What is asked -
Repeat everything from the line holding "Rebuild this chart" to the line holding "const y = d3.scaleLinear().domain([0,18]).range([355,35]);", inclusive, exactly. Leave out the rest.
+++ Listed entries +++
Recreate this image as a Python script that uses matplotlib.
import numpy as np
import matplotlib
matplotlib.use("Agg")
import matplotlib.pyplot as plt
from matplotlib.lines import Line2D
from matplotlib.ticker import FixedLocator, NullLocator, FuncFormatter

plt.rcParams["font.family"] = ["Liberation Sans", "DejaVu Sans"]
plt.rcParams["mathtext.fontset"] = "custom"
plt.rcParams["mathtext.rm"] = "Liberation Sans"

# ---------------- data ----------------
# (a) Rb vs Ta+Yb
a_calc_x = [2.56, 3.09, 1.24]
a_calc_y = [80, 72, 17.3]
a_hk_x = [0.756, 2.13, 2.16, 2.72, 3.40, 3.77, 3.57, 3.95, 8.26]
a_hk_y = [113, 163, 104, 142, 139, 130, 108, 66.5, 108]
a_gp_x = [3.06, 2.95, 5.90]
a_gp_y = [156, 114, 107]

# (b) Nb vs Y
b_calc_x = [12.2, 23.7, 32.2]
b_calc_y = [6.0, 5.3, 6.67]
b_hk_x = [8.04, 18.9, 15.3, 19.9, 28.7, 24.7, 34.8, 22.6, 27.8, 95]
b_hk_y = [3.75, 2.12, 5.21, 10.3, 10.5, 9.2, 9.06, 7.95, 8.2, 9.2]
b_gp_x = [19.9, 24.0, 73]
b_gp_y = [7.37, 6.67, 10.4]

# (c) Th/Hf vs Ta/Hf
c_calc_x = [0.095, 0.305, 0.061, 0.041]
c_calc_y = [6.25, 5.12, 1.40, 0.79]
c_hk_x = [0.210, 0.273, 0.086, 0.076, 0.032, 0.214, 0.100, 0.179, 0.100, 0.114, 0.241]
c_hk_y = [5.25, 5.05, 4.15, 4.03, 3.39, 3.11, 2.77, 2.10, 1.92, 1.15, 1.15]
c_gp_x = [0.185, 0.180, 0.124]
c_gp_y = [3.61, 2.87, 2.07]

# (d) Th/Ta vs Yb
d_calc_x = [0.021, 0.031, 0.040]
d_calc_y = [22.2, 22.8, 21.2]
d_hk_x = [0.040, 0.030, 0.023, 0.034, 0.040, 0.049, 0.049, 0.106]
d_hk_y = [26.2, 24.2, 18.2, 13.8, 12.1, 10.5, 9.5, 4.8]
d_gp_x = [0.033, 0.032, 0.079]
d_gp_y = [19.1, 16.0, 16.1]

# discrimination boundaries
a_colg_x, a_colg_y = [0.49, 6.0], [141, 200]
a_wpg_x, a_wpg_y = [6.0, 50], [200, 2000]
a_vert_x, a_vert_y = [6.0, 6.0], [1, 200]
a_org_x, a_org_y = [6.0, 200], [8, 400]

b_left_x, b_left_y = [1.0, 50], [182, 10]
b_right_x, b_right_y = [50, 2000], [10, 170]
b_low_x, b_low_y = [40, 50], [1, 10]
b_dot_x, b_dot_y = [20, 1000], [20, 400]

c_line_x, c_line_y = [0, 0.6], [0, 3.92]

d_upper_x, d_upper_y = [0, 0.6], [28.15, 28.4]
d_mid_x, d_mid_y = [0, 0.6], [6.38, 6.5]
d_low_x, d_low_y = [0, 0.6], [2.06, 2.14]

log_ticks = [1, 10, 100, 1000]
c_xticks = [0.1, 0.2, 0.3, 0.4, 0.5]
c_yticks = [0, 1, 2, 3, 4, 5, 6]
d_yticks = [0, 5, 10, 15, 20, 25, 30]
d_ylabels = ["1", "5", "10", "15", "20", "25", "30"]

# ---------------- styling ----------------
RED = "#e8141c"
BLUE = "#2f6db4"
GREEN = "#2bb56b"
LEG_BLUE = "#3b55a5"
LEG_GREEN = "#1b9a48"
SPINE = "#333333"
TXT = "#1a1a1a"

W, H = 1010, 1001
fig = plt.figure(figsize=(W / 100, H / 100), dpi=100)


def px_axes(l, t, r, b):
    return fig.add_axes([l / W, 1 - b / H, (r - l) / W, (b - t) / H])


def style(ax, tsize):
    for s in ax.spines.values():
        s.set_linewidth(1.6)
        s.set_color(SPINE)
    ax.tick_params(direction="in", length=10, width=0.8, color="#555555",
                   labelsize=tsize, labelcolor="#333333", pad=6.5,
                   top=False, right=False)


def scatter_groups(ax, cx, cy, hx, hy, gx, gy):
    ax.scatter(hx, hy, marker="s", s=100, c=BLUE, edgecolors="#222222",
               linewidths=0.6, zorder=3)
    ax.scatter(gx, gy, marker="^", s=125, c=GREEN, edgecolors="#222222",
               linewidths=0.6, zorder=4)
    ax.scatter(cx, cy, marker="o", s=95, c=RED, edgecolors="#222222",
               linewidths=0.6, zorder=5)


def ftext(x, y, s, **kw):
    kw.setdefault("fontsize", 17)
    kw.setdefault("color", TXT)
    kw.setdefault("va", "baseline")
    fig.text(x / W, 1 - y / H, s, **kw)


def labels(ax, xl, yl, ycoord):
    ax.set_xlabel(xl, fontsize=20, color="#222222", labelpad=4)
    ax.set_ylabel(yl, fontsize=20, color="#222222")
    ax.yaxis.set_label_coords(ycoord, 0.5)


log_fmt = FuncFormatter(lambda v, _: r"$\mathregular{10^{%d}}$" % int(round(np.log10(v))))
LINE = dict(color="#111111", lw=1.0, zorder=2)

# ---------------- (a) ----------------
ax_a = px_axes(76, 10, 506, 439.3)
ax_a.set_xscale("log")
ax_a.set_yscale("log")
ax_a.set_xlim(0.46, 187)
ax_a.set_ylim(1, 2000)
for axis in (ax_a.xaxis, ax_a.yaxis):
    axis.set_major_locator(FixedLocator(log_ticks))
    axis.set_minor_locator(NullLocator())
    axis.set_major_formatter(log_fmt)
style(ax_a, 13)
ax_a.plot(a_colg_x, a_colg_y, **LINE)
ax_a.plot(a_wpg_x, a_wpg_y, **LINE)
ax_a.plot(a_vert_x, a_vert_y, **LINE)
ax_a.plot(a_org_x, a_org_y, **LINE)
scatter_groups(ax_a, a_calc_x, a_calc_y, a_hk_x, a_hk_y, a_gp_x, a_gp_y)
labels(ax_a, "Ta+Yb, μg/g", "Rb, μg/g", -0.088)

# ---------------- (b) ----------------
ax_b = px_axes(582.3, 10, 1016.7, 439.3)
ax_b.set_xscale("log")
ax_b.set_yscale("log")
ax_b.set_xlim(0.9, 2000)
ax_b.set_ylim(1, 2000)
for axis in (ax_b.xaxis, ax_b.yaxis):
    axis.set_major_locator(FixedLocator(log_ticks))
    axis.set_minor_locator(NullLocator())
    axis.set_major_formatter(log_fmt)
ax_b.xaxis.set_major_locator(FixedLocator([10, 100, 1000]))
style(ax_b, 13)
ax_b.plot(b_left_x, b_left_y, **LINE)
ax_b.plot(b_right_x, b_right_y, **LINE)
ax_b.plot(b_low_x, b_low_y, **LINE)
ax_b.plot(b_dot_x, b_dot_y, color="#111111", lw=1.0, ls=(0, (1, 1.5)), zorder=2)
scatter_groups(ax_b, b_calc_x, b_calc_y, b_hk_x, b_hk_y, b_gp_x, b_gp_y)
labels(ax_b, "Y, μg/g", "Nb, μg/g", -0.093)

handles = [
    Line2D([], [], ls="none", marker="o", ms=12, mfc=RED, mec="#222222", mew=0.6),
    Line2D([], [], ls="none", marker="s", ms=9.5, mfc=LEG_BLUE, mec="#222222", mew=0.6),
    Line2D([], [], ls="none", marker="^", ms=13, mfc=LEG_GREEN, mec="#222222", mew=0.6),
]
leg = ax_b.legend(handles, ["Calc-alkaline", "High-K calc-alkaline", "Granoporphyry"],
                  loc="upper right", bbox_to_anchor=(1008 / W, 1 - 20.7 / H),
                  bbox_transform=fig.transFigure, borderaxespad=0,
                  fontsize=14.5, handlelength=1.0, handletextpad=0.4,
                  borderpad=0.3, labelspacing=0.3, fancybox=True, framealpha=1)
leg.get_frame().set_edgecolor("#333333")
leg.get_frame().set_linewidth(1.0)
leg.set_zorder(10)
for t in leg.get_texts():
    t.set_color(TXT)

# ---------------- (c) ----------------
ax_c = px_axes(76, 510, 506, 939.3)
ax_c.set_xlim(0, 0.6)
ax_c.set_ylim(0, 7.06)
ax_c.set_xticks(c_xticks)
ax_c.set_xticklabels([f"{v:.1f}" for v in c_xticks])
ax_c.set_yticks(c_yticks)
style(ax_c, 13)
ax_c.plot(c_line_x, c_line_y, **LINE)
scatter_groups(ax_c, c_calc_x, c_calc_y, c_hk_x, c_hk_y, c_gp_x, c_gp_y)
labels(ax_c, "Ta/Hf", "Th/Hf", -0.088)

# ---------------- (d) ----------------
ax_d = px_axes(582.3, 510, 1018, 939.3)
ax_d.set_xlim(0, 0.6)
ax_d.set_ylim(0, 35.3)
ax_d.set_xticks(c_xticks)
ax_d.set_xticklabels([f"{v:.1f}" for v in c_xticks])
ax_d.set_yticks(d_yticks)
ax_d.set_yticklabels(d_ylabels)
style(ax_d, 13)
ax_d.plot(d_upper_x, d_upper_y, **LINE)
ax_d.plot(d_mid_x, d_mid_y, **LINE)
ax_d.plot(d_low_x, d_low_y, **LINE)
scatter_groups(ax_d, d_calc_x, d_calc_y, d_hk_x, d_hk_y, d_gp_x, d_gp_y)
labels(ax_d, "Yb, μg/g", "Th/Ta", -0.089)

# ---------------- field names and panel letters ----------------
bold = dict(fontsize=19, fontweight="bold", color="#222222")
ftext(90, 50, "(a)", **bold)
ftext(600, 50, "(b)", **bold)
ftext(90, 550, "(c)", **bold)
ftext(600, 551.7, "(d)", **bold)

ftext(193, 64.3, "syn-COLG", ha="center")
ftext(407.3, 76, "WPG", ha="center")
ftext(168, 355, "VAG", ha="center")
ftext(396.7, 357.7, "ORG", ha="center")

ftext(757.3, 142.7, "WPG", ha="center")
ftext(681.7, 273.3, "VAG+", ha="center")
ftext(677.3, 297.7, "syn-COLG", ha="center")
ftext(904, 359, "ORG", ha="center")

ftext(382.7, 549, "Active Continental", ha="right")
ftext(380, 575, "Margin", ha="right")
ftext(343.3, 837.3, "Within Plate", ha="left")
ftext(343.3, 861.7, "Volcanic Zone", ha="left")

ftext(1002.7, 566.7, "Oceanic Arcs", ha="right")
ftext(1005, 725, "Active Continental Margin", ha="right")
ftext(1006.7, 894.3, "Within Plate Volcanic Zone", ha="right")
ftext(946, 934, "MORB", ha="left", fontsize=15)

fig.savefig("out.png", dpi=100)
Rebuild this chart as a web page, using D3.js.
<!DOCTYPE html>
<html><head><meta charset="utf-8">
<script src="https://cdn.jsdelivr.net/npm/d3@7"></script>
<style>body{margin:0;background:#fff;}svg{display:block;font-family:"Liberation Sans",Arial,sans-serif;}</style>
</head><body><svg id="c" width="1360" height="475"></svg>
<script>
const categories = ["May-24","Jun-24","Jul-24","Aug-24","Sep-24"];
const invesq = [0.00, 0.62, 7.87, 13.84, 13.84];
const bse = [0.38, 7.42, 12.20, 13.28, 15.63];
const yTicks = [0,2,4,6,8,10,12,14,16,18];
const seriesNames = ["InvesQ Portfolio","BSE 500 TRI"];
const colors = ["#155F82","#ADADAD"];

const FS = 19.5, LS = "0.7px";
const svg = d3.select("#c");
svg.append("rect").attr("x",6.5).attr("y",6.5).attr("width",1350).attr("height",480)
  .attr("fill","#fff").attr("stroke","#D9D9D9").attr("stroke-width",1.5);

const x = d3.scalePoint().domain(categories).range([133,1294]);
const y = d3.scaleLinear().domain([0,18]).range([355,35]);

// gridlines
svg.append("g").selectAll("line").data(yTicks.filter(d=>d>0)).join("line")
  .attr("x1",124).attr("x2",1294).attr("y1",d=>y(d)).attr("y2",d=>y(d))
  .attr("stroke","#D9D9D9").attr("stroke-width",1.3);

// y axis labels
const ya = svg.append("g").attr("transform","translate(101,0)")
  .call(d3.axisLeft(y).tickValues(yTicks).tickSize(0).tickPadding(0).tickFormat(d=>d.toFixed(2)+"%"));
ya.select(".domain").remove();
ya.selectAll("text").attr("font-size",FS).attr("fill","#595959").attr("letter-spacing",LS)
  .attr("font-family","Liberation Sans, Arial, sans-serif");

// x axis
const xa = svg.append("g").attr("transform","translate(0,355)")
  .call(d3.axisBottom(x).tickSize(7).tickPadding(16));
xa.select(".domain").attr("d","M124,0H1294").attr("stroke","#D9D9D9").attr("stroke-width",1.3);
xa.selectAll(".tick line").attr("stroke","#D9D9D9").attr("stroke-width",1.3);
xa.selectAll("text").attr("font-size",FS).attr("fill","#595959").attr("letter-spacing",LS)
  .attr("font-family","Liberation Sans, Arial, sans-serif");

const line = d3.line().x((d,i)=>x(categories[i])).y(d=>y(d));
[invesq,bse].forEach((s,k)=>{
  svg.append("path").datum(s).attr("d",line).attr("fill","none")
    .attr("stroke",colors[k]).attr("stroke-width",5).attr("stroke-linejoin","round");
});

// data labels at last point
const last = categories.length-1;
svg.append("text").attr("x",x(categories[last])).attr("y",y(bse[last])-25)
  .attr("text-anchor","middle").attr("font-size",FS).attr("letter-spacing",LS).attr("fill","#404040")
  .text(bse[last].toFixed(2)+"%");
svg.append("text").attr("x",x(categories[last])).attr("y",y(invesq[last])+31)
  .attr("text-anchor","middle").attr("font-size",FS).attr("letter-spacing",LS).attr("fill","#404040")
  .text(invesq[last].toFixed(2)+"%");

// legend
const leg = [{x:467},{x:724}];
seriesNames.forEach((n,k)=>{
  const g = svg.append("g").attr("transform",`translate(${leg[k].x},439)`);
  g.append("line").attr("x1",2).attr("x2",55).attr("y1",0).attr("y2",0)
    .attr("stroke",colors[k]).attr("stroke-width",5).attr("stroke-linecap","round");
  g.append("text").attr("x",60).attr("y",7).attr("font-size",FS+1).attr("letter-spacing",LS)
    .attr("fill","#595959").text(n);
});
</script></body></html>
+++
Reply to the task -
Rebuild this chart as a web page, using D3.js.
<!DOCTYPE html>
<html><head><meta charset="utf-8">
<script src="https://cdn.jsdelivr.net/npm/d3@7"></script>
<style>body{margin:0;background:#fff;}svg{display:block;font-family:"Liberation Sans",Arial,sans-serif;}</style>
</head><body><svg id="c" width="1360" height="475"></svg>
<script>
const categories = ["May-24","Jun-24","Jul-24","Aug-24","Sep-24"];
const invesq = [0.00, 0.62, 7.87, 13.84, 13.84];
const bse = [0.38, 7.42, 12.20, 13.28, 15.63];
const yTicks = [0,2,4,6,8,10,12,14,16,18];
const seriesNames = ["InvesQ Portfolio","BSE 500 TRI"];
const colors = ["#155F82","#ADADAD"];

const FS = 19.5, LS = "0.7px";
const svg = d3.select("#c");
svg.append("rect").attr("x",6.5).attr("y",6.5).attr("width",1350).attr("height",480)
  .attr("fill","#fff").attr("stroke","#D9D9D9").attr("stroke-width",1.5);

const x = d3.scalePoint().domain(categories).range([133,1294]);
const y = d3.scaleLinear().domain([0,18]).range([355,35]);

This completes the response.